**DATA PROVIDED:**
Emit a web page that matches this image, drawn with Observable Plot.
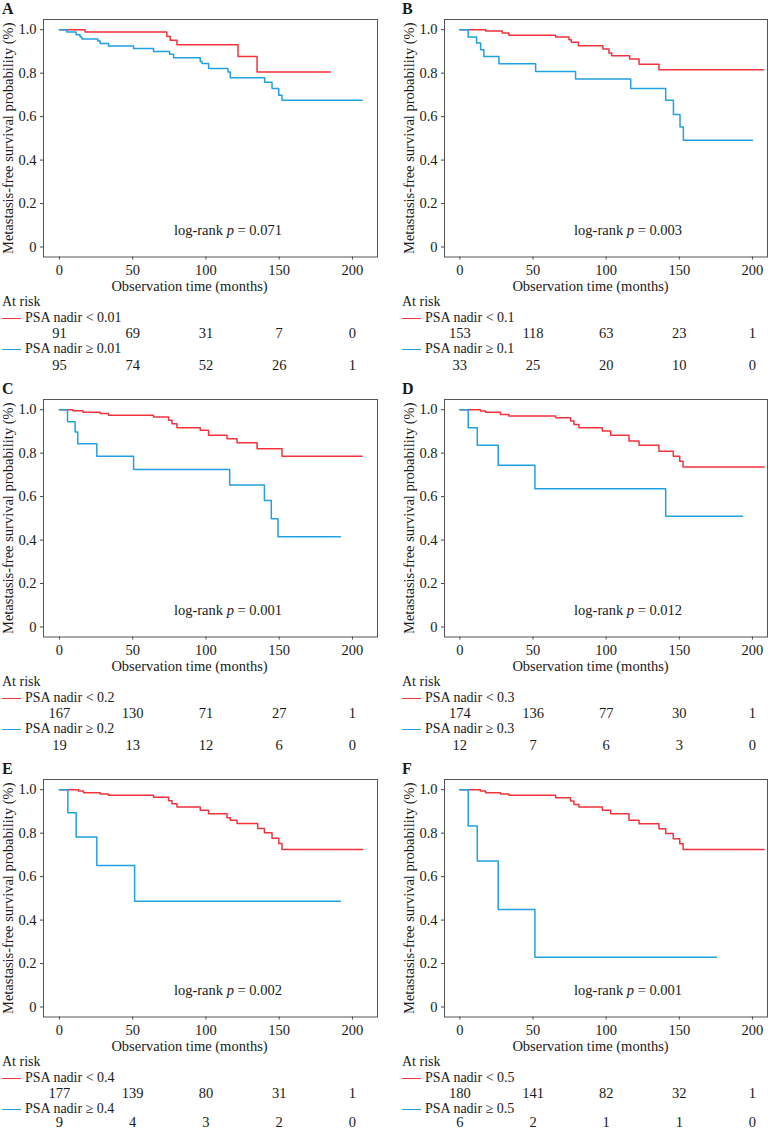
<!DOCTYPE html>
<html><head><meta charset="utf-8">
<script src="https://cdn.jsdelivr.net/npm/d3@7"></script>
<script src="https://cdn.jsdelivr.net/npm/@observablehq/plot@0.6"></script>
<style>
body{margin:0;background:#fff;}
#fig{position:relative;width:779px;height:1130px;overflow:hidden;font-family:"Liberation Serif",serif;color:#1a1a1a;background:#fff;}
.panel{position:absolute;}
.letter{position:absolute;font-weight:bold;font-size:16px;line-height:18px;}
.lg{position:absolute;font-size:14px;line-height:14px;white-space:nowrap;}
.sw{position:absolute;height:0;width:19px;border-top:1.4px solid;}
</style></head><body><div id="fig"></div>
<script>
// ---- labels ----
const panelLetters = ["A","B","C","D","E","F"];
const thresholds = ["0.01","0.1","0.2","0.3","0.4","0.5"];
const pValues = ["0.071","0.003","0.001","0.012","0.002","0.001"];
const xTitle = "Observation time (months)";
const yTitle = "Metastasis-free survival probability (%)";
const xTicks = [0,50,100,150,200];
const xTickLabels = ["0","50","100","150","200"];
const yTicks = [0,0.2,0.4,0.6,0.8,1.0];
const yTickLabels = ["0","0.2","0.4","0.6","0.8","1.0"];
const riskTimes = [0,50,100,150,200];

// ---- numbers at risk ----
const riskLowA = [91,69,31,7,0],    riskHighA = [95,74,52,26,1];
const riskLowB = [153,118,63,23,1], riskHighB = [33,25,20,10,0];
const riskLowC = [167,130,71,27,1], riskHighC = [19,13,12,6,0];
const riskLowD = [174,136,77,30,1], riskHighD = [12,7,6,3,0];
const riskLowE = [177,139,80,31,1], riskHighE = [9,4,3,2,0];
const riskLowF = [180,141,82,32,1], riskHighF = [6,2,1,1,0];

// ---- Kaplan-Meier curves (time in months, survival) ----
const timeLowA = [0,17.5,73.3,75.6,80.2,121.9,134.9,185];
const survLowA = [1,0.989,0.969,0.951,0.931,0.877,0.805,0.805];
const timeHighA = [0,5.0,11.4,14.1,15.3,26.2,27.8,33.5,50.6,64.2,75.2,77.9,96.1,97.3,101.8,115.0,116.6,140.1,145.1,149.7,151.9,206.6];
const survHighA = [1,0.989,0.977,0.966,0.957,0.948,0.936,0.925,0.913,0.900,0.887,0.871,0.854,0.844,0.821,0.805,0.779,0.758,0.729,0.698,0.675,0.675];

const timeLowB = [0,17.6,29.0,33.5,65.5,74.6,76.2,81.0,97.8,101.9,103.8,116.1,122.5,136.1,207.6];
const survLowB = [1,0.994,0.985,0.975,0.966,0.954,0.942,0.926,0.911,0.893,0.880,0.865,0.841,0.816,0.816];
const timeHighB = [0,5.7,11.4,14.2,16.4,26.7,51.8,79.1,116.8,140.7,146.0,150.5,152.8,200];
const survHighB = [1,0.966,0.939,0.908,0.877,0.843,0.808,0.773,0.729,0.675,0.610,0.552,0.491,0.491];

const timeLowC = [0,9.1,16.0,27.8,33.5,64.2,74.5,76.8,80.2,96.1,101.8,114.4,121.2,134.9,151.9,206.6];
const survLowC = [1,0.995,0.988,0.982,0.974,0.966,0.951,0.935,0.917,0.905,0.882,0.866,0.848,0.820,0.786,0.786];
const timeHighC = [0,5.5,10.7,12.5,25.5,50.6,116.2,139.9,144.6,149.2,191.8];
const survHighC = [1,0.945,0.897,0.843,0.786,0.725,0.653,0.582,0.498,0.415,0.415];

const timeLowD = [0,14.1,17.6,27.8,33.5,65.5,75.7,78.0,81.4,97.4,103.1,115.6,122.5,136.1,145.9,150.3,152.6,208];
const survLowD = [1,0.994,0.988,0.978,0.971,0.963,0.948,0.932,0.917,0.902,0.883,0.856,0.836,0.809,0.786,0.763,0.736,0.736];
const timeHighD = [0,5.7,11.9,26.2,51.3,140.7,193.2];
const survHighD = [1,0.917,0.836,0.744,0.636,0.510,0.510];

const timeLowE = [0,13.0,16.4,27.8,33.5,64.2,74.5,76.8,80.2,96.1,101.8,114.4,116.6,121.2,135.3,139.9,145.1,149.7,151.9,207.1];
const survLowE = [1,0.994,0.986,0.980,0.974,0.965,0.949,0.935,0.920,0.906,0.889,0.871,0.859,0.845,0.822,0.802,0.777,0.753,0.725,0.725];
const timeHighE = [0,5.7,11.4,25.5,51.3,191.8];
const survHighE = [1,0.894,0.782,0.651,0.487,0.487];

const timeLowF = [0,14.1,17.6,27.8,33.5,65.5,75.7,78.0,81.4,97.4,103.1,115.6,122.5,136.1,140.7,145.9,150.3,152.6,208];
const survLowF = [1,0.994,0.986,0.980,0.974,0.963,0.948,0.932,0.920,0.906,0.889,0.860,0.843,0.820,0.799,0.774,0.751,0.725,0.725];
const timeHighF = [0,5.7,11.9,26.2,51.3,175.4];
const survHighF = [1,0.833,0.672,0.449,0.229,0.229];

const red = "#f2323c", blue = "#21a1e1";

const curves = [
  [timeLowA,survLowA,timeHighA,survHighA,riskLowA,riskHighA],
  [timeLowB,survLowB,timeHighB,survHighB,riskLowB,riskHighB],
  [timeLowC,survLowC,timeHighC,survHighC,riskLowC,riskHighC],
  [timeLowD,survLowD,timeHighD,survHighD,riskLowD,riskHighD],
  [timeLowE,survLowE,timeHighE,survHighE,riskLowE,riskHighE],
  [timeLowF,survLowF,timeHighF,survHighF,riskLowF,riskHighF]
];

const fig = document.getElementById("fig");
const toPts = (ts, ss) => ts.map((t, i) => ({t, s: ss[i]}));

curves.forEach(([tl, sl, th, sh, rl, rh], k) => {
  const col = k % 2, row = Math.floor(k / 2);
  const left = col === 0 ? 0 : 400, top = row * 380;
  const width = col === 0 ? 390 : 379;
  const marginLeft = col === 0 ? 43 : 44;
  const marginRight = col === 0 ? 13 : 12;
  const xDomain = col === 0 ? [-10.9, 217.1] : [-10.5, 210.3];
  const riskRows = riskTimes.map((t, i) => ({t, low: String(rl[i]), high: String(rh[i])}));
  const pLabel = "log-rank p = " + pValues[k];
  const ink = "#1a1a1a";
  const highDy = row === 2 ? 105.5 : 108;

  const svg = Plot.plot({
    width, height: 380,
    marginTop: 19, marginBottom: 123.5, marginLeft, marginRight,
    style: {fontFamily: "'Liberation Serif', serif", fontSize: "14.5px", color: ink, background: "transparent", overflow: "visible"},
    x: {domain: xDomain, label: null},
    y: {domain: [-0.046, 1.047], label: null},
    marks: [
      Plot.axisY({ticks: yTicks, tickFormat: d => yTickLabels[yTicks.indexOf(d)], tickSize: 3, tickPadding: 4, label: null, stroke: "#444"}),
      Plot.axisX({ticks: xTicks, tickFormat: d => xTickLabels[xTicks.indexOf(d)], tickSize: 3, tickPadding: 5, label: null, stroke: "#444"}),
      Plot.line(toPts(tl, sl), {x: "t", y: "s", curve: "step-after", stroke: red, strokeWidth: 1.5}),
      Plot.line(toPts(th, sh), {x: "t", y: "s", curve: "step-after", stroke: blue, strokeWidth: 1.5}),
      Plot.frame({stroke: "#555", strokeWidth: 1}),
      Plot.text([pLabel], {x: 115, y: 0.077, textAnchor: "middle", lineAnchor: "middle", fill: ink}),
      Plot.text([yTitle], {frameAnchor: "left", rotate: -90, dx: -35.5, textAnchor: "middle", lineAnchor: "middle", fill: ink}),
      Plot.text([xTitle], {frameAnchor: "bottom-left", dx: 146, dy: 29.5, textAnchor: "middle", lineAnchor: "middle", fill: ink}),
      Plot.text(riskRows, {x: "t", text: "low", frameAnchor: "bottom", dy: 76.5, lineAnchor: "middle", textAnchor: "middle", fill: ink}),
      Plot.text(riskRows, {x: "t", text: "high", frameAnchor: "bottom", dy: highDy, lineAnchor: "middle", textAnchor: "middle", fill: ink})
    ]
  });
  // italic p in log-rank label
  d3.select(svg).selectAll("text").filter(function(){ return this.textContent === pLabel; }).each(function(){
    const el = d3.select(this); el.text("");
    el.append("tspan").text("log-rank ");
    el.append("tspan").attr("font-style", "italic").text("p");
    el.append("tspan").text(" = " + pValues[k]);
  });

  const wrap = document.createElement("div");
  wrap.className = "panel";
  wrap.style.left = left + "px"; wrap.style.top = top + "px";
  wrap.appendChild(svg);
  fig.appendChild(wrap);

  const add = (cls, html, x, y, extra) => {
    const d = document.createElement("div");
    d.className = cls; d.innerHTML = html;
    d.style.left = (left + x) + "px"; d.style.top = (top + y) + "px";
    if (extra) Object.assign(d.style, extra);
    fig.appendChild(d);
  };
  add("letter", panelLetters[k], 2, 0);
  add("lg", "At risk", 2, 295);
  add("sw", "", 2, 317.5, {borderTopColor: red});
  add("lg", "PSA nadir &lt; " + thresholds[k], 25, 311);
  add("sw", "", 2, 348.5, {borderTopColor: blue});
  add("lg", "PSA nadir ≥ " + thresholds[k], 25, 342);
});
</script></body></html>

**BRIEF:** Identify each line containing the string "this" and copy it out.

**IN RESPONSE:**
Emit a web page that matches this image, drawn with Observable Plot.
  d3.select(svg).selectAll("text").filter(function(){ return this.textContent === pLabel; }).each(function(){
    const el = d3.select(this); el.text("");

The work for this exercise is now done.